Information shown>
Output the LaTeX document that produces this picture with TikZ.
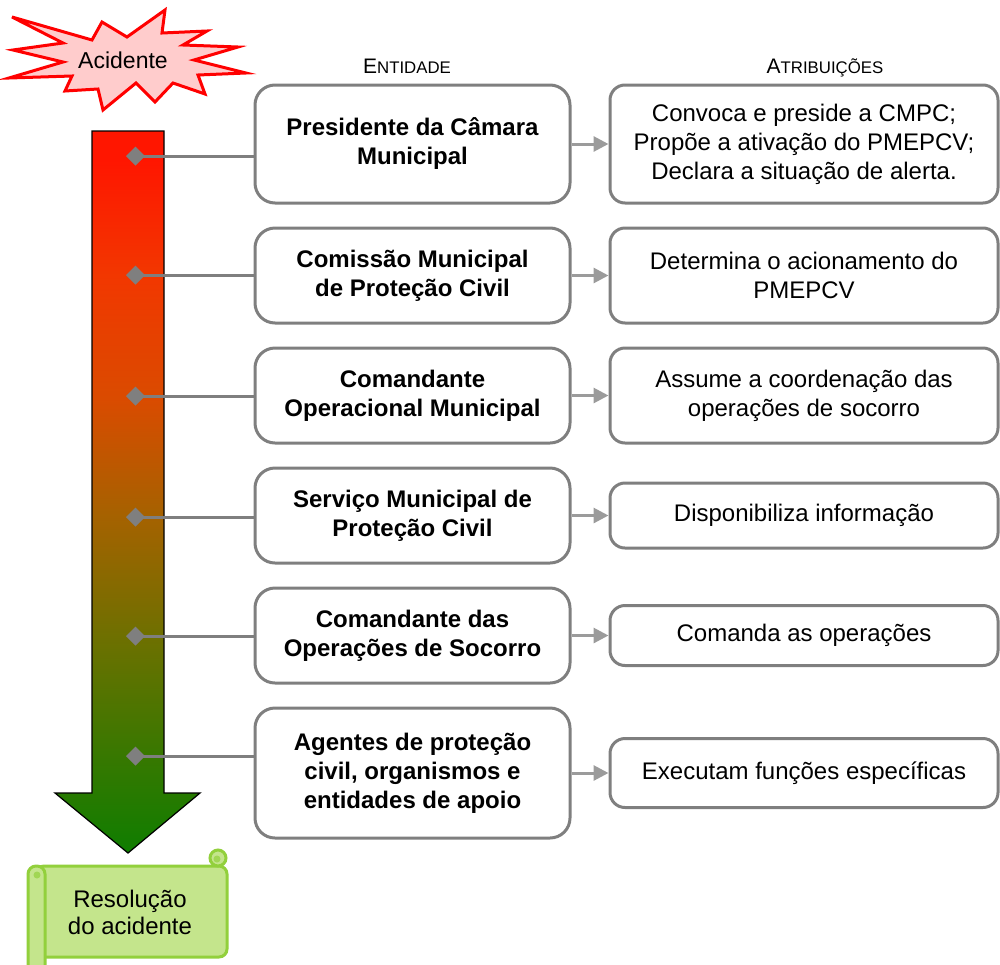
\documentclass[tikz,border=0pt]{standalone}
\usepackage{fontspec}
\setmainfont{Liberation Sans}
\usetikzlibrary{arrows.meta,positioning}

\definecolor{boxgray}{RGB}{127,127,127}
\definecolor{arrgray}{RGB}{155,155,155}
\definecolor{burstfill}{RGB}{255,204,204}
\definecolor{hotred}{RGB}{255,22,0}
\definecolor{redorange}{RGB}{242,55,0}
\definecolor{orange}{RGB}{218,75,0}
\definecolor{brown}{RGB}{165,98,0}
\definecolor{olive}{RGB}{110,112,0}
\definecolor{leaf}{RGB}{55,120,0}
\definecolor{darkgreen}{RGB}{15,125,0}
\definecolor{scrollfill}{RGB}{196,229,140}
\definecolor{scrollline}{RGB}{146,208,60}

\pgfdeclareverticalshading{alarm}{100bp}{color(0bp)=(darkgreen); color(25bp)=(darkgreen);
  color(31.7bp)=(leaf); color(40bp)=(olive); color(48.3bp)=(brown); color(56.5bp)=(orange);
  color(65bp)=(redorange); color(73bp)=(hotred); color(100bp)=(hotred)}

\tikzset{
  entity/.style={draw=boxgray, line width=1.5pt, rounded corners=10pt, fill=white,
    minimum width=157.5pt, align=center, font=\bfseries\fontsize{12}{14.5}\selectfont},
  task/.style={draw=boxgray, line width=1.5pt, rounded corners=7.5pt, fill=white,
    minimum width=194pt, align=center, font=\fontsize{12}{14.5}\selectfont},
  header/.style={anchor=base, font=\fontsize{8.4}{10}\selectfont},
  link/.style={color=boxgray, line width=1.5pt, {Diamond[length=9.5pt,width=9.5pt]}-},
  flow/.style={color=arrgray, line width=1.5pt, -{Triangle[length=7.5pt,width=7.5pt]}},
  burst/.style={draw=red, fill=burstfill, line width=1.5pt, line join=miter},
  scroll/.style={draw=scrollline, fill=scrollfill, line width=1.5pt}
}

\begin{document}
\begin{tikzpicture}[x=0.5pt, y=-0.5pt, node distance=11pt]
  \useasboundingbox (0,0) rectangle (1000,964);

  \draw[burst] (12,17) -- (92,40) -- (102,22) -- (127,37) -- (165,10) -- (162,33)
    -- (207,31) -- (183,45) -- (238,47) -- (194,60) -- (246,73) -- (198,75)
    -- (205,94) -- (173,83) -- (155,102) -- (136,83) -- (103,110) -- (98,89)
    -- (65,91) -- (72,76) -- (9,78) -- (63,62) -- (13,50) -- (63,43) -- cycle;
  \node[font=\fontsize{11.5}{13}\selectfont] (acc) at (123,60) {Acidente};

  \shadedraw[shading=alarm, draw=black, line width=0.6pt]
    (92,131) -- (164,131) -- (164,793) -- (200,793) -- (128,853) -- (55,793)
    -- (92,793) -- cycle;

  % scroll
  \filldraw[scroll, rounded corners=4pt] (36,866) rectangle (227,957);
  \filldraw[scroll] (218,858) circle[radius=8];
  \fill[scrollline!70!scrollfill] (217,859) circle[radius=3.5];
  \filldraw[scroll, rounded corners=4pt] (28,866) rectangle (45,990);
  \fill[scrollline!70!scrollfill] (37,875) circle[radius=3.5];
  \node[align=center, font=\fontsize{12}{13.5}\selectfont] (res) at (130,912)
    {Resolução\\do acidente};

  \node[header] (hent) at (407,73) {{\fontsize{10.5}{12}\selectfont E}NTIDADE};
  \node[header] (hatr) at (825,73) {{\fontsize{10.5}{12}\selectfont A}TRIBUIÇÕES};

  \node[entity, minimum height=59pt] (e1) at (412.5,144) {Presidente da Câmara\\Municipal};
  \node[entity, minimum height=47.5pt, below=of e1] (e2) {Comissão Municipal\\de Proteção Civil};
  \node[entity, minimum height=47.5pt, below=of e2] (e3) {Comandante\\Operacional Municipal};
  \node[entity, minimum height=47.5pt, below=of e3] (e4) {Serviço Municipal de\\Proteção Civil};
  \node[entity, minimum height=47.5pt, below=of e4] (e5) {Comandante das\\Operações de Socorro};
  \node[entity, minimum height=65pt, below=of e5] (e6) {Agentes de proteção\\civil, organismos e\\entidades de apoio};

  \node[task, minimum height=59pt, right=18.5pt of e1] (a1)
    {Convoca e preside a CMPC;\\Propõe a ativação do PMEPCV;\\Declara a situação de alerta.};
  \node[task, minimum height=47.5pt, right=18.5pt of e2] (a2) {Determina o acionamento do\\PMEPCV};
  \node[task, minimum height=47.5pt, right=18.5pt of e3] (a3) {Assume a coordenação das\\operações de socorro};
  \node[task, minimum height=32.5pt, right=18.5pt of e4] (a4) {Disponibiliza informação};
  \node[task, minimum height=30pt, right=18.5pt of e5] (a5) {Comanda as operações};
  \node[task, minimum height=34.5pt, right=18.5pt of e6] (a6) {Executam funções específicas};

  \coordinate (d1) at (126,156);
  \coordinate (d2) at (126,275);
  \coordinate (d3) at (126,396);
  \coordinate (d4) at (126,517);
  \coordinate (d5) at (126,636);
  \coordinate (d6) at (126,756);

  \draw[link] (d1) -- (d1 -| e1.west);
  \draw[link] (d2) -- (d2 -| e2.west);
  \draw[link] (d3) -- (d3 -| e3.west);
  \draw[link] (d4) -- (d4 -| e4.west);
  \draw[link] (d5) -- (d5 -| e5.west);
  \draw[link] (d6) -- (d6 -| e6.west);

  \draw[flow] (e1) -- (a1);
  \draw[flow] (e2) -- (a2);
  \draw[flow] (e3) -- (a3);
  \draw[flow] (e4) -- (a4);
  \draw[flow] (e5) -- (a5);
  \draw[flow] (e6) -- (a6);
\end{tikzpicture}
\end{document}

What needs to be done>
Output the data above without changes, apart from leaving out the pictures.

Exercise answer>
Output the LaTeX document that produces this picture with TikZ.
\documentclass[tikz,border=0pt]{standalone}
\usepackage{fontspec}
\setmainfont{Liberation Sans}
\usetikzlibrary{arrows.meta,positioning}

\definecolor{boxgray}{RGB}{127,127,127}
\definecolor{arrgray}{RGB}{155,155,155}
\definecolor{burstfill}{RGB}{255,204,204}
\definecolor{hotred}{RGB}{255,22,0}
\definecolor{redorange}{RGB}{242,55,0}
\definecolor{orange}{RGB}{218,75,0}
\definecolor{brown}{RGB}{165,98,0}
\definecolor{olive}{RGB}{110,112,0}
\definecolor{leaf}{RGB}{55,120,0}
\definecolor{darkgreen}{RGB}{15,125,0}
\definecolor{scrollfill}{RGB}{196,229,140}
\definecolor{scrollline}{RGB}{146,208,60}

\pgfdeclareverticalshading{alarm}{100bp}{color(0bp)=(darkgreen); color(25bp)=(darkgreen);
  color(31.7bp)=(leaf); color(40bp)=(olive); color(48.3bp)=(brown); color(56.5bp)=(orange);
  color(65bp)=(redorange); color(73bp)=(hotred); color(100bp)=(hotred)}

\tikzset{
  entity/.style={draw=boxgray, line width=1.5pt, rounded corners=10pt, fill=white,
    minimum width=157.5pt, align=center, font=\bfseries\fontsize{12}{14.5}\selectfont},
  task/.style={draw=boxgray, line width=1.5pt, rounded corners=7.5pt, fill=white,
    minimum width=194pt, align=center, font=\fontsize{12}{14.5}\selectfont},
  header/.style={anchor=base, font=\fontsize{8.4}{10}\selectfont},
  link/.style={color=boxgray, line width=1.5pt, {Diamond[length=9.5pt,width=9.5pt]}-},
  flow/.style={color=arrgray, line width=1.5pt, -{Triangle[length=7.5pt,width=7.5pt]}},
  burst/.style={draw=red, fill=burstfill, line width=1.5pt, line join=miter},
  scroll/.style={draw=scrollline, fill=scrollfill, line width=1.5pt}
}

\begin{document}
\begin{tikzpicture}[x=0.5pt, y=-0.5pt, node distance=11pt]
  \useasboundingbox (0,0) rectangle (1000,964);

  \draw[burst] (12,17) -- (92,40) -- (102,22) -- (127,37) -- (165,10) -- (162,33)
    -- (207,31) -- (183,45) -- (238,47) -- (194,60) -- (246,73) -- (198,75)
    -- (205,94) -- (173,83) -- (155,102) -- (136,83) -- (103,110) -- (98,89)
    -- (65,91) -- (72,76) -- (9,78) -- (63,62) -- (13,50) -- (63,43) -- cycle;
  \node[font=\fontsize{11.5}{13}\selectfont] (acc) at (123,60) {Acidente};

  \shadedraw[shading=alarm, draw=black, line width=0.6pt]
    (92,131) -- (164,131) -- (164,793) -- (200,793) -- (128,853) -- (55,793)
    -- (92,793) -- cycle;

  % scroll
  \filldraw[scroll, rounded corners=4pt] (36,866) rectangle (227,957);
  \filldraw[scroll] (218,858) circle[radius=8];
  \fill[scrollline!70!scrollfill] (217,859) circle[radius=3.5];
  \filldraw[scroll, rounded corners=4pt] (28,866) rectangle (45,990);
  \fill[scrollline!70!scrollfill] (37,875) circle[radius=3.5];
  \node[align=center, font=\fontsize{12}{13.5}\selectfont] (res) at (130,912)
    {Resolução\\do acidente};

  \node[header] (hent) at (407,73) {{\fontsize{10.5}{12}\selectfont E}NTIDADE};
  \node[header] (hatr) at (825,73) {{\fontsize{10.5}{12}\selectfont A}TRIBUIÇÕES};

  \node[entity, minimum height=59pt] (e1) at (412.5,144) {Presidente da Câmara\\Municipal};
  \node[entity, minimum height=47.5pt, below=of e1] (e2) {Comissão Municipal\\de Proteção Civil};
  \node[entity, minimum height=47.5pt, below=of e2] (e3) {Comandante\\Operacional Municipal};
  \node[entity, minimum height=47.5pt, below=of e3] (e4) {Serviço Municipal de\\Proteção Civil};
  \node[entity, minimum height=47.5pt, below=of e4] (e5) {Comandante das\\Operações de Socorro};
  \node[entity, minimum height=65pt, below=of e5] (e6) {Agentes de proteção\\civil, organismos e\\entidades de apoio};

  \node[task, minimum height=59pt, right=18.5pt of e1] (a1)
    {Convoca e preside a CMPC;\\Propõe a ativação do PMEPCV;\\Declara a situação de alerta.};
  \node[task, minimum height=47.5pt, right=18.5pt of e2] (a2) {Determina o acionamento do\\PMEPCV};
  \node[task, minimum height=47.5pt, right=18.5pt of e3] (a3) {Assume a coordenação das\\operações de socorro};
  \node[task, minimum height=32.5pt, right=18.5pt of e4] (a4) {Disponibiliza informação};
  \node[task, minimum height=30pt, right=18.5pt of e5] (a5) {Comanda as operações};
  \node[task, minimum height=34.5pt, right=18.5pt of e6] (a6) {Executam funções específicas};

  \coordinate (d1) at (126,156);
  \coordinate (d2) at (126,275);
  \coordinate (d3) at (126,396);
  \coordinate (d4) at (126,517);
  \coordinate (d5) at (126,636);
  \coordinate (d6) at (126,756);

  \draw[link] (d1) -- (d1 -| e1.west);
  \draw[link] (d2) -- (d2 -| e2.west);
  \draw[link] (d3) -- (d3 -| e3.west);
  \draw[link] (d4) -- (d4 -| e4.west);
  \draw[link] (d5) -- (d5 -| e5.west);
  \draw[link] (d6) -- (d6 -| e6.west);

  \draw[flow] (e1) -- (a1);
  \draw[flow] (e2) -- (a2);
  \draw[flow] (e3) -- (a3);
  \draw[flow] (e4) -- (a4);
  \draw[flow] (e5) -- (a5);
  \draw[flow] (e6) -- (a6);
\end{tikzpicture}
\end{document}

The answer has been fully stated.